## WORK INSTRUCTIONS:
Retype the data below without altering anything.

## PROVIDED MATERIAL:

>>>>>

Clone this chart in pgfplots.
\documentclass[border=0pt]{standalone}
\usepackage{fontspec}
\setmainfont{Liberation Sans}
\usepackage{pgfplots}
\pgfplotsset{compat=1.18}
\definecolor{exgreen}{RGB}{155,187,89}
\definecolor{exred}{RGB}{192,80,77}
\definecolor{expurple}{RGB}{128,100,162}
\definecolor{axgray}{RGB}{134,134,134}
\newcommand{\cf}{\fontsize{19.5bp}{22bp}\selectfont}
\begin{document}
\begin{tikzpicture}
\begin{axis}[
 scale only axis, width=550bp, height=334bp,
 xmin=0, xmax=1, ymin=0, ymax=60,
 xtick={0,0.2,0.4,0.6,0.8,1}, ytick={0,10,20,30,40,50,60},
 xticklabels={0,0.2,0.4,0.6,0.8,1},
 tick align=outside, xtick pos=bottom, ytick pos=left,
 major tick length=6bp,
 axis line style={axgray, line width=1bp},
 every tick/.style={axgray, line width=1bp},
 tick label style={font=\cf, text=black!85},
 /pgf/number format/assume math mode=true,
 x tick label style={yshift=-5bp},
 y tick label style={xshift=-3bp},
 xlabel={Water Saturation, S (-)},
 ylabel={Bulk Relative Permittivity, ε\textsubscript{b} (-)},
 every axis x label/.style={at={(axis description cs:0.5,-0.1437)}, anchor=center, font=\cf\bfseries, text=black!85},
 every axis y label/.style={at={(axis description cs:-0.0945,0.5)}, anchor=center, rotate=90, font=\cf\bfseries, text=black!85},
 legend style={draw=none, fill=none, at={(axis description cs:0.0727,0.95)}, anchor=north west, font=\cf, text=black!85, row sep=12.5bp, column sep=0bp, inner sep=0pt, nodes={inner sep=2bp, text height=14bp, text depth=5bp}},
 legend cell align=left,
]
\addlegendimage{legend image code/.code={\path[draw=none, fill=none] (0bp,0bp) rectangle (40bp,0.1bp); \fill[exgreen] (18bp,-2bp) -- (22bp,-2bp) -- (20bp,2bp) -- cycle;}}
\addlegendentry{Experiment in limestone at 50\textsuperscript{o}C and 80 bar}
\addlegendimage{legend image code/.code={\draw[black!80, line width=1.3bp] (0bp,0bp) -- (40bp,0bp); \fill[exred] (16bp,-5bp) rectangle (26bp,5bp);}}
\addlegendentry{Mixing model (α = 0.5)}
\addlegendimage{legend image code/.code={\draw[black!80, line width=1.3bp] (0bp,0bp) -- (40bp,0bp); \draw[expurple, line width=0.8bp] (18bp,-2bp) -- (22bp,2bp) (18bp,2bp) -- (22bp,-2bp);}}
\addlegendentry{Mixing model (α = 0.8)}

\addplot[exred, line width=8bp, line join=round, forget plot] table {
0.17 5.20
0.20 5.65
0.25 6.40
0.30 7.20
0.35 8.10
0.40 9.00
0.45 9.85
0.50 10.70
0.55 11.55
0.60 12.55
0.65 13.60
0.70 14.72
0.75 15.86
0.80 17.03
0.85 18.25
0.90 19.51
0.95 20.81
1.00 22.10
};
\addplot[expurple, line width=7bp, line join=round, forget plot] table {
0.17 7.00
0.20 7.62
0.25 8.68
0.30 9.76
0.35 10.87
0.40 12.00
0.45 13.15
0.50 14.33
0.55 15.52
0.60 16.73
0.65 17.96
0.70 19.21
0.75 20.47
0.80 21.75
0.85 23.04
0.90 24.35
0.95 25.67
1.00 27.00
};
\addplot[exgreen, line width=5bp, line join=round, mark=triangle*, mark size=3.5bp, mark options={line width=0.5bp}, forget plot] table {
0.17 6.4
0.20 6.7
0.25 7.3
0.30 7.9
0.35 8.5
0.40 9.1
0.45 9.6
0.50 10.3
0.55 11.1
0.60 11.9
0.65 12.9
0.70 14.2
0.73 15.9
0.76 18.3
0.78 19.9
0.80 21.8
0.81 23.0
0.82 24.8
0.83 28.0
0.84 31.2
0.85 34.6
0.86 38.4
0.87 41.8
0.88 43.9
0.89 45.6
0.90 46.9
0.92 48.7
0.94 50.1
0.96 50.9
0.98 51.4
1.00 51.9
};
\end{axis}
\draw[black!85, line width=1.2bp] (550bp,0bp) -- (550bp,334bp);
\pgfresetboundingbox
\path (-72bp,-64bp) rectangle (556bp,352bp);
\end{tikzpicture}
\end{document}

<<<<<

## EXPECTED ANSWER:
Clone this chart in pgfplots.
\documentclass[border=0pt]{standalone}
\usepackage{fontspec}
\setmainfont{Liberation Sans}
\usepackage{pgfplots}
\pgfplotsset{compat=1.18}
\definecolor{exgreen}{RGB}{155,187,89}
\definecolor{exred}{RGB}{192,80,77}
\definecolor{expurple}{RGB}{128,100,162}
\definecolor{axgray}{RGB}{134,134,134}
\newcommand{\cf}{\fontsize{19.5bp}{22bp}\selectfont}
\begin{document}
\begin{tikzpicture}
\begin{axis}[
 scale only axis, width=550bp, height=334bp,
 xmin=0, xmax=1, ymin=0, ymax=60,
 xtick={0,0.2,0.4,0.6,0.8,1}, ytick={0,10,20,30,40,50,60},
 xticklabels={0,0.2,0.4,0.6,0.8,1},
 tick align=outside, xtick pos=bottom, ytick pos=left,
 major tick length=6bp,
 axis line style={axgray, line width=1bp},
 every tick/.style={axgray, line width=1bp},
 tick label style={font=\cf, text=black!85},
 /pgf/number format/assume math mode=true,
 x tick label style={yshift=-5bp},
 y tick label style={xshift=-3bp},
 xlabel={Water Saturation, S (-)},
 ylabel={Bulk Relative Permittivity, ε\textsubscript{b} (-)},
 every axis x label/.style={at={(axis description cs:0.5,-0.1437)}, anchor=center, font=\cf\bfseries, text=black!85},
 every axis y label/.style={at={(axis description cs:-0.0945,0.5)}, anchor=center, rotate=90, font=\cf\bfseries, text=black!85},
 legend style={draw=none, fill=none, at={(axis description cs:0.0727,0.95)}, anchor=north west, font=\cf, text=black!85, row sep=12.5bp, column sep=0bp, inner sep=0pt, nodes={inner sep=2bp, text height=14bp, text depth=5bp}},
 legend cell align=left,
]
\addlegendimage{legend image code/.code={\path[draw=none, fill=none] (0bp,0bp) rectangle (40bp,0.1bp); \fill[exgreen] (18bp,-2bp) -- (22bp,-2bp) -- (20bp,2bp) -- cycle;}}
\addlegendentry{Experiment in limestone at 50\textsuperscript{o}C and 80 bar}
\addlegendimage{legend image code/.code={\draw[black!80, line width=1.3bp] (0bp,0bp) -- (40bp,0bp); \fill[exred] (16bp,-5bp) rectangle (26bp,5bp);}}
\addlegendentry{Mixing model (α = 0.5)}
\addlegendimage{legend image code/.code={\draw[black!80, line width=1.3bp] (0bp,0bp) -- (40bp,0bp); \draw[expurple, line width=0.8bp] (18bp,-2bp) -- (22bp,2bp) (18bp,2bp) -- (22bp,-2bp);}}
\addlegendentry{Mixing model (α = 0.8)}

\addplot[exred, line width=8bp, line join=round, forget plot] table {
0.17 5.20
0.20 5.65
0.25 6.40
0.30 7.20
0.35 8.10
0.40 9.00
0.45 9.85
0.50 10.70
0.55 11.55
0.60 12.55
0.65 13.60
0.70 14.72
0.75 15.86
0.80 17.03
0.85 18.25
0.90 19.51
0.95 20.81
1.00 22.10
};
\addplot[expurple, line width=7bp, line join=round, forget plot] table {
0.17 7.00
0.20 7.62
0.25 8.68
0.30 9.76
0.35 10.87
0.40 12.00
0.45 13.15
0.50 14.33
0.55 15.52
0.60 16.73
0.65 17.96
0.70 19.21
0.75 20.47
0.80 21.75
0.85 23.04
0.90 24.35
0.95 25.67
1.00 27.00
};
\addplot[exgreen, line width=5bp, line join=round, mark=triangle*, mark size=3.5bp, mark options={line width=0.5bp}, forget plot] table {
0.17 6.4
0.20 6.7
0.25 7.3
0.30 7.9
0.35 8.5
0.40 9.1
0.45 9.6
0.50 10.3
0.55 11.1
0.60 11.9
0.65 12.9
0.70 14.2
0.73 15.9
0.76 18.3
0.78 19.9
0.80 21.8
0.81 23.0
0.82 24.8
0.83 28.0
0.84 31.2
0.85 34.6
0.86 38.4
0.87 41.8
0.88 43.9
0.89 45.6
0.90 46.9
0.92 48.7
0.94 50.1
0.96 50.9
0.98 51.4
1.00 51.9
};
\end{axis}
\draw[black!85, line width=1.2bp] (550bp,0bp) -- (550bp,334bp);
\pgfresetboundingbox
\path (-72bp,-64bp) rectangle (556bp,352bp);
\end{tikzpicture}
\end{document}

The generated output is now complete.